-- Given request --
Pictures stay out of the copy. Please reproduce only the lines between the one holding "Recreate this image" and the one holding "const breakEvenColors = ['#A5A5A5', '#F4B183', '#FFD966'];", inclusive.

(Charts and diagrams as code)
^^^^^^^^
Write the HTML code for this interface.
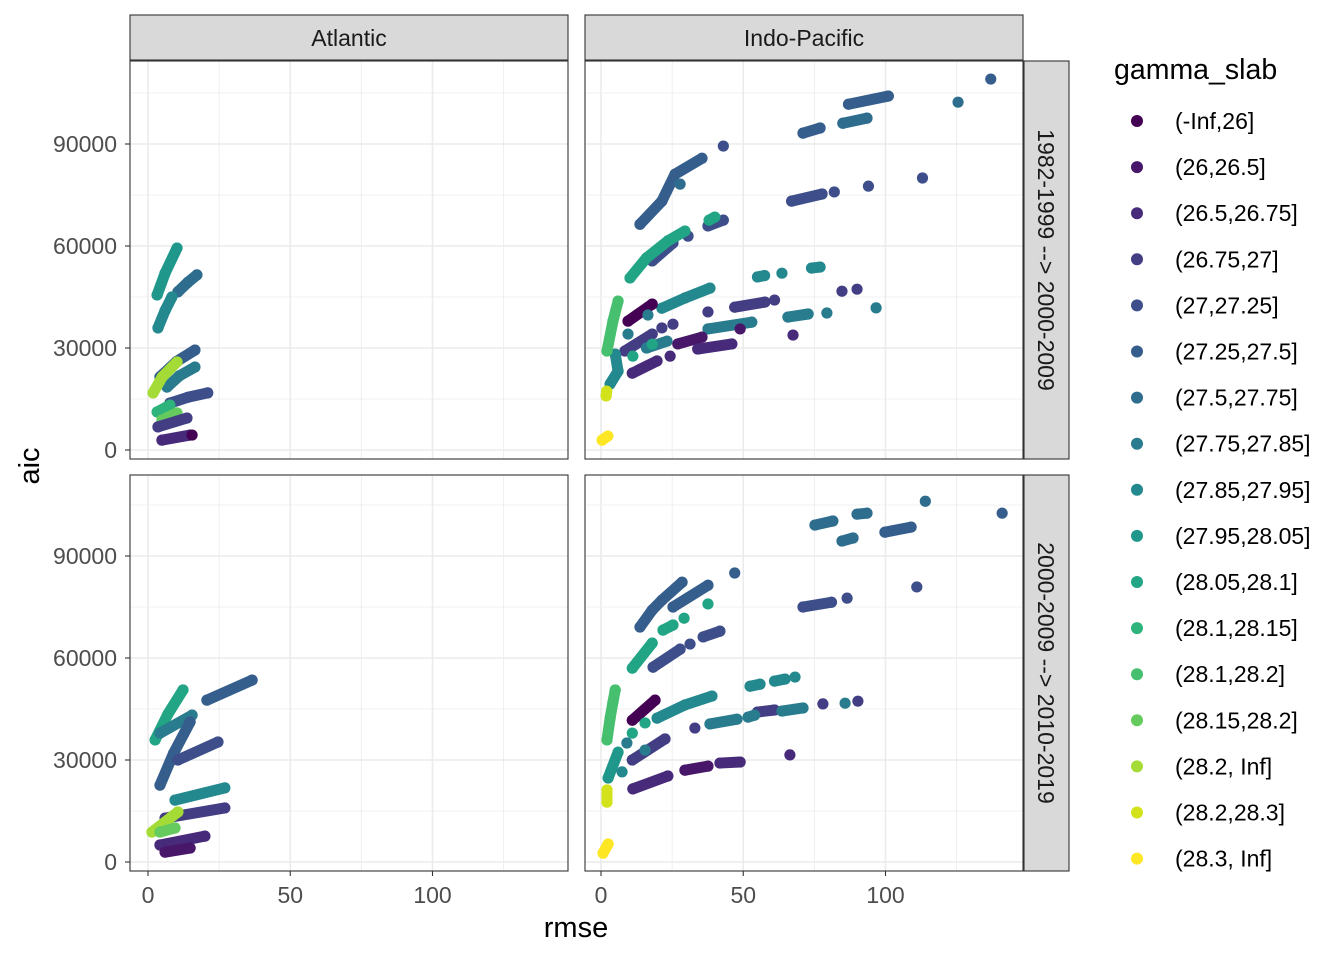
<!DOCTYPE html>
<html><head><meta charset="utf-8"><style>
body{margin:0;background:#fff;}
svg{display:block;font-family:"Liberation Sans",Arial,sans-serif;}
</style></head><body>
<svg id="chart" width="1344" height="960" viewBox="0 0 1344 960"></svg>
<script>
const legendLabels=["(-Inf,26]","(26,26.5]","(26.5,26.75]","(26.75,27]","(27,27.25]","(27.25,27.5]","(27.5,27.75]","(27.75,27.85]","(27.85,27.95]","(27.95,28.05]","(28.05,28.1]","(28.1,28.15]","(28.1,28.2]","(28.15,28.2]","(28.2, Inf]","(28.2,28.3]","(28.3, Inf]"];
const palette=["#440154","#481769","#472A7A","#433D84","#3D4E8A","#355E8D","#2E6D8E","#297B8E","#23898E","#1F978B","#21A585","#2EB37C","#46C06F","#65CB5E","#A5DB36","#D2E21B","#FDE725"];
const xTicks=[0,50,100];
const yTicks=[0,30000,60000,90000];
const colLabels=["Atlantic","Indo-Pacific"];
const rowLabels=["1982-1999 --> 2000-2009","2000-2009 --> 2010-2019"];
// series: colour index + points [rmse, aic]
const atlTop=[
{c:9,p:[[3.2,45600],[6,52000],[10.2,59400]]},
{c:6,p:[[10.5,46500],[14,49300],[17.2,51500]]},
{c:8,p:[[3.5,35900],[6,41000],[8.4,45000]]},
{c:5,p:[[4.2,21500],[10,26000],[16.5,29400]]},
{c:7,p:[[6.7,18500],[11,21800],[16.5,24400]]},
{c:14,p:[[1.8,16800],[5,21500],[10.2,25900]]},
{c:4,p:[[7.7,13800],[14,15500],[21,16800]]},
{c:11,p:[[3.2,11200],[7.7,13200]]},
{c:13,p:[[4.9,8800],[10.2,10900]]},
{c:3,p:[[3.5,6800],[13.7,9400]]},
{c:2,p:[[4.9,2900],[14.8,4400]]},
{c:0,p:[[15.5,4400]]}];
const indTop=[
{c:5,p:[[71,93200],[77,94700]]},{c:5,p:[[87,101700],[101,104100]]},{c:5,p:[[137,109100]]},
{c:6,p:[[125.5,102300]]},{c:6,p:[[85,96100],[93.5,97600]]},
{c:5,p:[[13.7,66400],[21.4,73200],[26,81100],[35.5,85800]]},{c:6,p:[[27.8,78200]]},{c:4,p:[[43,89400]]},
{c:4,p:[[67,73200],[77.7,75300]]},{c:4,p:[[82,75900]]},{c:4,p:[[94,77600]]},{c:4,p:[[113,80000]]},
{c:4,p:[[18,55600],[25.3,60900]]},{c:4,p:[[30.6,62900]]},{c:4,p:[[37.6,65900],[43,67600]]},
{c:10,p:[[10.2,50600],[16,56500],[23.5,61500],[29.5,64400]]},{c:10,p:[[38,67600],[40,68500]]},
{c:8,p:[[21.4,41700],[29.5,44700],[38.3,47600]]},{c:8,p:[[55,50900],[57.5,51300]]},{c:8,p:[[63.6,52000]]},{c:8,p:[[74,53500],[77,53800]]},
{c:3,p:[[37.6,40600]]},{c:3,p:[[47,42000],[57.6,43500]]},{c:3,p:[[61,44100]]},{c:3,p:[[84.7,46700]]},{c:3,p:[[90,47300]]},
{c:7,p:[[37.6,35600],[53,37600]]},{c:7,p:[[65.7,39100],[72.8,40000]]},{c:7,p:[[79.4,40300]]},{c:7,p:[[96.7,41800]]},
{c:1,p:[[27,31200],[35.5,33200]]},{c:1,p:[[48.9,35600]]},
{c:2,p:[[34,29700],[46,31200]]},{c:2,p:[[67.5,33800]]},
{c:0,p:[[9.5,37900],[18,42900]]},
{c:2,p:[[11,22600],[19.7,26200]]},{c:2,p:[[24.3,27600]]},
{c:3,p:[[8.4,29100],[18,34100]]},{c:3,p:[[21.4,35900]]},{c:3,p:[[25.3,37000]]},
{c:7,p:[[16,30000],[23.2,32000]]},{c:7,p:[[9.5,34100]]},{c:7,p:[[16.5,39700]]},
{c:10,p:[[11.2,27600]]},{c:10,p:[[18,31100]]},
{c:8,p:[[5,28200],[6,23200],[3.2,19400]]},
{c:12,p:[[2.1,29100],[4.2,37900],[6,43800]]},
{c:15,p:[[1.8,15900],[2,17300]]},
{c:16,p:[[0.4,2900],[2.4,4100]]}];
const atlBot=[
{c:10,p:[[2.5,35900],[7,43500],[12.3,50600]]},
{c:7,p:[[4.2,37900],[15.5,43200]]},
{c:5,p:[[4.2,22600],[9,32000],[14.8,41200]]},
{c:4,p:[[10.5,30000],[24.6,35300]]},
{c:5,p:[[20.7,47600],[36.6,53500]]},
{c:8,p:[[9.5,18200],[27,21800]]},
{c:3,p:[[6,12900],[27,15900]]},
{c:2,p:[[4.2,5000],[20,7600]]},
{c:1,p:[[6,2900],[14.8,4100]]},
{c:14,p:[[1.4,8800],[10.5,14700]]},
{c:13,p:[[4.2,8800],[9.5,10000]]}];
const indBot=[
{c:6,p:[[75.2,99100],[81.5,100300]]},{c:6,p:[[90,102300],[93.5,102600]]},{c:6,p:[[114,106100]]},{c:6,p:[[84.7,94400],[88.6,95300]]},
{c:5,p:[[99.8,97000],[109,98500]]},{c:5,p:[[141,102600]]},
{c:4,p:[[71,75000],[81,76400]]},{c:4,p:[[86.5,77600]]},{c:4,p:[[111,80900]]},
{c:5,p:[[13.7,69100],[18,74100],[21.4,77000],[28.5,82300]]},
{c:5,p:[[25.3,75000],[37.6,81400]]},{c:5,p:[[47,85000]]},
{c:10,p:[[11,57000],[18,64400]]},{c:10,p:[[21.8,68200],[25.3,69700]]},{c:10,p:[[29.2,71700]]},{c:10,p:[[37.6,75900]]},
{c:4,p:[[18.3,57300],[27.8,62600]]},{c:4,p:[[31.3,64100]]},{c:4,p:[[35.9,66200],[41.8,67900]]},
{c:8,p:[[19.7,42300],[29.5,46200],[39,48800]]},{c:8,p:[[52.4,51700],[55.9,52300]]},{c:8,p:[[61,53200],[64.7,53800]]},{c:8,p:[[68.2,54400]]},
{c:3,p:[[55,44100],[61,44700]]},{c:3,p:[[78,46500]]},{c:3,p:[[90.3,47300]]},{c:3,p:[[33,39400]]},
{c:7,p:[[38.3,40600],[47.8,42000]]},{c:7,p:[[51.7,42600],[54,43200]]},{c:7,p:[[63.6,44400],[71,45300]]},{c:7,p:[[85.8,46700]]},
{c:1,p:[[29.5,27000],[37.6,28200]]},{c:2,p:[[41.8,29100],[48.9,29400]]},{c:2,p:[[66.4,31500]]},
{c:2,p:[[11.2,21500],[23.5,25300]]},
{c:0,p:[[11,41700],[19,47600]]},
{c:3,p:[[11,30000],[22.5,36200]]},
{c:7,p:[[15.5,32900]]},{c:7,p:[[9.1,35000]]},
{c:10,p:[[11,37900]]},{c:10,p:[[15.5,40900]]},
{c:9,p:[[2.5,24700],[6,32300]]},{c:8,p:[[7.4,26500]]},
{c:12,p:[[2.1,35900],[3.2,42300],[4.2,47000],[5,50600]]},
{c:15,p:[[2.1,17600],[2.1,21200]]},
{c:16,p:[[0.7,2600],[2.5,5300]]}];

const NS="http://www.w3.org/2000/svg";
const svg=document.getElementById("chart");
function mk(tag,attrs,parent){const e=document.createElementNS(NS,tag);for(const k in attrs)e.setAttribute(k,attrs[k]);(parent||svg).appendChild(e);return e;}
const panelX=[[130,568],[585,1023]], panelY=[[61,459],[475,871]];
const x0=[148,601]; const xs=2.845;
const y0=[450,862]; const ys=102/30000;
function sx(col,v){return x0[col]+v*xs;}
function sy(row,v){return y0[row]-v*ys;}
const panels=[[atlTop,indTop],[atlBot,indBot]];
for(let r=0;r<2;r++)for(let c=0;c<2;c++){
  const g=mk("g",{});
  
  
  const [L,R]=panelX[c],[T,B]=panelY[r];
  mk("rect",{x:L,y:T,width:R-L,height:B-T,fill:"#fff"},g);
  [25,75,125].forEach(v=>{const X=sx(c,v);mk("line",{x1:X,x2:X,y1:T,y2:B,stroke:"#EBEBEB","stroke-width":0.8},g);});
  [15000,45000,75000,105000].forEach(v=>{const Y=sy(r,v);if(Y>T)mk("line",{x1:L,x2:R,y1:Y,y2:Y,stroke:"#EBEBEB","stroke-width":0.8},g);});
  xTicks.forEach(v=>{const X=sx(c,v);mk("line",{x1:X,x2:X,y1:T,y2:B,stroke:"#EBEBEB","stroke-width":1.6},g);});
  yTicks.forEach(v=>{const Y=sy(r,v);mk("line",{x1:L,x2:R,y1:Y,y2:Y,stroke:"#EBEBEB","stroke-width":1.6},g);});
  panels[r][c].forEach(s=>{
    const col=palette[s.c];
    if(s.p.length>1){
      const pl=mk("polyline",{points:s.p.map(q=>sx(c,q[0])+","+sy(r,q[1])).join(" "),fill:"none",stroke:col,"stroke-width":11,"stroke-linecap":"round","stroke-linejoin":"round"},g);
      
      
    }
    s.p.forEach(q=>{
      const d=mk("circle",{cx:sx(c,q[0]),cy:sy(r,q[1]),r:5.6,fill:col},g);
      
      
    });
  });
  mk("rect",{x:L,y:T,width:R-L,height:B-T,fill:"none",stroke:"#333","stroke-width":1.1},g);
}
// strips
colLabels.forEach((t,c)=>{
  const [L,R]=panelX[c];
  const s=mk("rect",{x:L,y:15,width:R-L,height:45,fill:"#D9D9D9",stroke:"#333","stroke-width":1.1});
  
  
  const tx=mk("text",{x:(L+R)/2,y:46,"text-anchor":"middle","font-size":23,fill:"#1A1A1A"});tx.textContent=t;
  
  
});
rowLabels.forEach((t,r)=>{
  const [T,B]=panelY[r];
  const s=mk("rect",{x:1024,y:T,width:45,height:B-T,fill:"#D9D9D9",stroke:"#333","stroke-width":1.1});
  
  
  const cy=(T+B)/2;
  const tx=mk("text",{x:1038,y:cy,"text-anchor":"middle","font-size":23,fill:"#1A1A1A",transform:`rotate(90 1038 ${cy})`});tx.textContent=t;
  
  
});
// axes ticks/labels
for(let r=0;r<2;r++)yTicks.forEach(v=>{const Y=sy(r,v);
  mk("line",{x1:125,x2:130,y1:Y,y2:Y,stroke:"#333","stroke-width":1.1});
  const t=mk("text",{x:117,y:Y+8,"text-anchor":"end","font-size":23,fill:"#4D4D4D"});t.textContent=v;
  
  });
for(let c=0;c<2;c++)xTicks.forEach(v=>{const X=sx(c,v);
  mk("line",{x1:X,x2:X,y1:871,y2:876,stroke:"#333","stroke-width":1.1});
  const t=mk("text",{x:X,y:903,"text-anchor":"middle","font-size":23,fill:"#4D4D4D"});t.textContent=v;
  
  });
const xt=mk("text",{x:576,y:937,"text-anchor":"middle","font-size":29,fill:"#000"});xt.textContent="rmse";


const yt=mk("text",{x:39,y:466,"text-anchor":"middle","font-size":29,fill:"#000",transform:"rotate(-90 39 466)"});yt.textContent="aic";


// legend
const lt=mk("text",{x:1114,y:79,"font-size":28.5,fill:"#000"});lt.textContent="gamma_slab";


legendLabels.forEach((l,i)=>{
  const y=121+i*46.1;
  const g=mk("g",{});
  
  
  mk("circle",{cx:1137,cy:y,r:6,fill:palette[i]},g);
  const t=mk("text",{x:1175,y:y+8,"font-size":23,fill:"#000"},g);t.textContent=l;
});
</script>
</body></html>
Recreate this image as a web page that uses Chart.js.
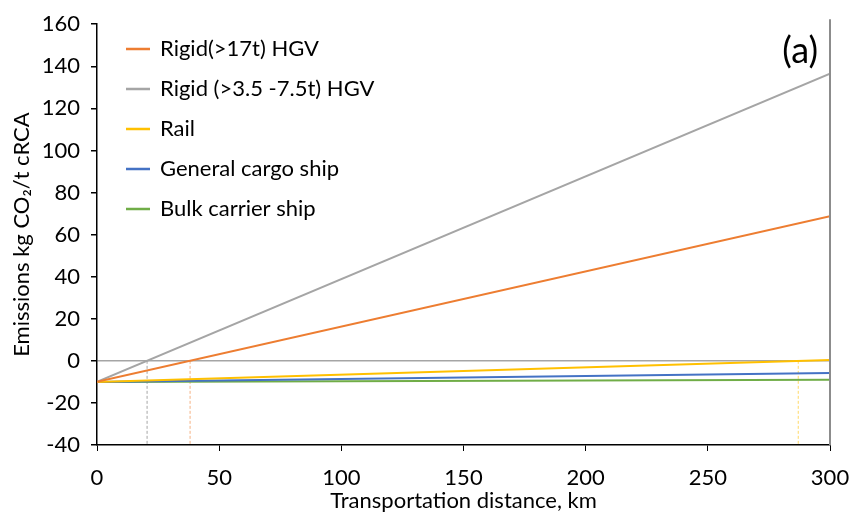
<!DOCTYPE html>
<html lang="en">
<head>
    <meta charset="UTF-8">
    <title>Emissions vs transportation distance (a)</title>
    <script src="https://cdn.jsdelivr.net/npm/chart.js"></script>
    <style>
        html, body { margin: 0; padding: 0; background: #fff; }
        #wrap { width: 851px; height: 522px; }
    </style>
</head>
<body>
    <div id="wrap"><canvas id="emissionsChart" width="851" height="522"></canvas></div>
    <script>
        // Data (kg CO2/t cRCA at 0 km and 300 km)
        const distances = [0, 300];
        const rigid17 = [-10, 68.7];
        const rigid35 = [-10, 136.5];
        const rail = [-10, 0.4];
        const generalCargo = [-10, -5.8];
        const bulkCarrier = [-10, -9.0];

        // Break-even distances (where each line crosses 0)
        const breakEven = [20.5, 38.1, 287];
        const breakEvenColors = ['#A5A5A5', '#F4B183', '#FFD966'];

        const xTicks = [0, 50, 100, 150, 200, 250, 300];
        const yTicks = [-40, -20, 0, 20, 40, 60, 80, 100, 120, 140, 160];

        const FONT = 'Lato, "Open Sans", sans-serif';
        const FS = 22;

        function pts(values) {
            return distances.map((d, i) => ({ x: d, y: values[i] }));
        }

        const series = [
            { label: 'Rigid(>17t) HGV', values: rigid17, color: '#ED7D31' },
            { label: 'Rigid (>3.5 -7.5t) HGV', values: rigid35, color: '#A5A5A5' },
            { label: 'Rail', values: rail, color: '#FFC000' },
            { label: 'General cargo ship', values: generalCargo, color: '#4472C4' },
            { label: 'Bulk carrier ship', values: bulkCarrier, color: '#70AD47' }
        ];

        const datasets = series.map(s => ({
            label: s.label,
            data: pts(s.values),
            borderColor: s.color,
            backgroundColor: s.color,
            borderWidth: 2,
            pointRadius: 0,
            fill: false,
            tension: 0
        }));

        // dashed drop lines from y=0 to the bottom of the axis
        breakEven.forEach((b, i) => {
            datasets.push({
                label: '',
                data: [{ x: b, y: 0 }, { x: b, y: yTicks[0] }],
                borderColor: breakEvenColors[i],
                borderWidth: 1,
                borderDash: [3, 2],
                pointRadius: 0,
                fill: false,
                hideInLegend: true
            });
        });

        // right border + panel label, nudge legend inward
        const framePlugin = {
            id: 'frame',
            afterLayout(chart) {
                if (chart.legend) {
                    chart.legend.left += 12;
                    chart.legend.top += 20;
                }
            },
            afterDraw(chart) {
                const { ctx, chartArea } = chart;
                ctx.save();
                ctx.strokeStyle = '#8C8C8C';
                ctx.lineWidth = 2;
                ctx.beginPath();
                ctx.moveTo(chartArea.right, chartArea.top - 5);
                ctx.lineTo(chartArea.right, chartArea.bottom);
                ctx.stroke();
                ctx.fillStyle = '#000';
                ctx.font = '36px ' + FONT;
                ctx.textAlign = 'right';
                ctx.textBaseline = 'alphabetic';
                ctx.fillText('(a)', chartArea.right - 12, 63);
                ctx.restore();
            }
        };

        new Chart(document.getElementById('emissionsChart'), {
            type: 'line',
            data: { datasets },
            plugins: [framePlugin],
            options: {
                responsive: false,
                animation: false,
                layout: { padding: { top: 20, right: 21, left: 0, bottom: 0 } },
                plugins: {
                    tooltip: { enabled: false },
                    legend: {
                        position: 'chartArea',
                        align: 'start',
                        labels: {
                            font: { family: FONT, size: FS },
                            color: '#000',
                            boxWidth: 22,
                            boxHeight: 0.5,
                            padding: 18,
                            filter: (item, data) => !data.datasets[item.datasetIndex].hideInLegend
                        }
                    }
                },
                scales: {
                    x: {
                        type: 'linear',
                        min: 0,
                        max: 300,
                        afterBuildTicks: s => { s.ticks = xTicks.map(v => ({ value: v })); },
                        afterFit: s => { s.height = 77; s.paddingRight = 0; s.paddingLeft = 0; },
                        border: { color: '#000', width: 1.5 },
                        grid: {
                            color: 'transparent',
                            tickColor: '#000',
                            tickLength: 6,
                            drawOnChartArea: false
                        },
                        ticks: { font: { family: FONT, size: FS }, color: '#000', padding: 14, maxRotation: 0 },
                        title: {
                            display: true,
                            text: 'Transportation distance, km',
                            font: { family: FONT, size: FS },
                            color: '#000',
                            padding: { top: 0, bottom: 8 }
                        }
                    },
                    y: {
                        min: -40,
                        max: 160,
                        afterBuildTicks: s => { s.ticks = yTicks.map(v => ({ value: v })); },
                        afterFit: s => { s.width = 97; },
                        border: { color: '#000', width: 1.5 },
                        grid: {
                            color: c => (c.tick && c.tick.value === 0 ? '#A5A5A5' : 'transparent'),
                            tickColor: '#000',
                            tickLength: 6,
                            lineWidth: 1.5
                        },
                        ticks: { font: { family: FONT, size: FS }, color: '#000', padding: 11 },
                        title: {
                            display: true,
                            text: 'Emissions kg CO\u2082/t cRCA',
                            font: { family: FONT, size: FS },
                            color: '#000',
                            padding: { top: 9, bottom: 4 }
                        }
                    }
                }
            }
        });
    </script>
</body>
</html>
^^^^^^^^
-- Worked solution --
Recreate this image as a web page that uses Chart.js.
<!DOCTYPE html>
<html lang="en">
<head>
    <meta charset="UTF-8">
    <title>Emissions vs transportation distance (a)</title>
    <script src="https://cdn.jsdelivr.net/npm/chart.js"></script>
    <style>
        html, body { margin: 0; padding: 0; background: #fff; }
        #wrap { width: 851px; height: 522px; }
    </style>
</head>
<body>
    <div id="wrap"><canvas id="emissionsChart" width="851" height="522"></canvas></div>
    <script>
        // Data (kg CO2/t cRCA at 0 km and 300 km)
        const distances = [0, 300];
        const rigid17 = [-10, 68.7];
        const rigid35 = [-10, 136.5];
        const rail = [-10, 0.4];
        const generalCargo = [-10, -5.8];
        const bulkCarrier = [-10, -9.0];

        // Break-even distances (where each line crosses 0)
        const breakEven = [20.5, 38.1, 287];
        const breakEvenColors = ['#A5A5A5', '#F4B183', '#FFD966'];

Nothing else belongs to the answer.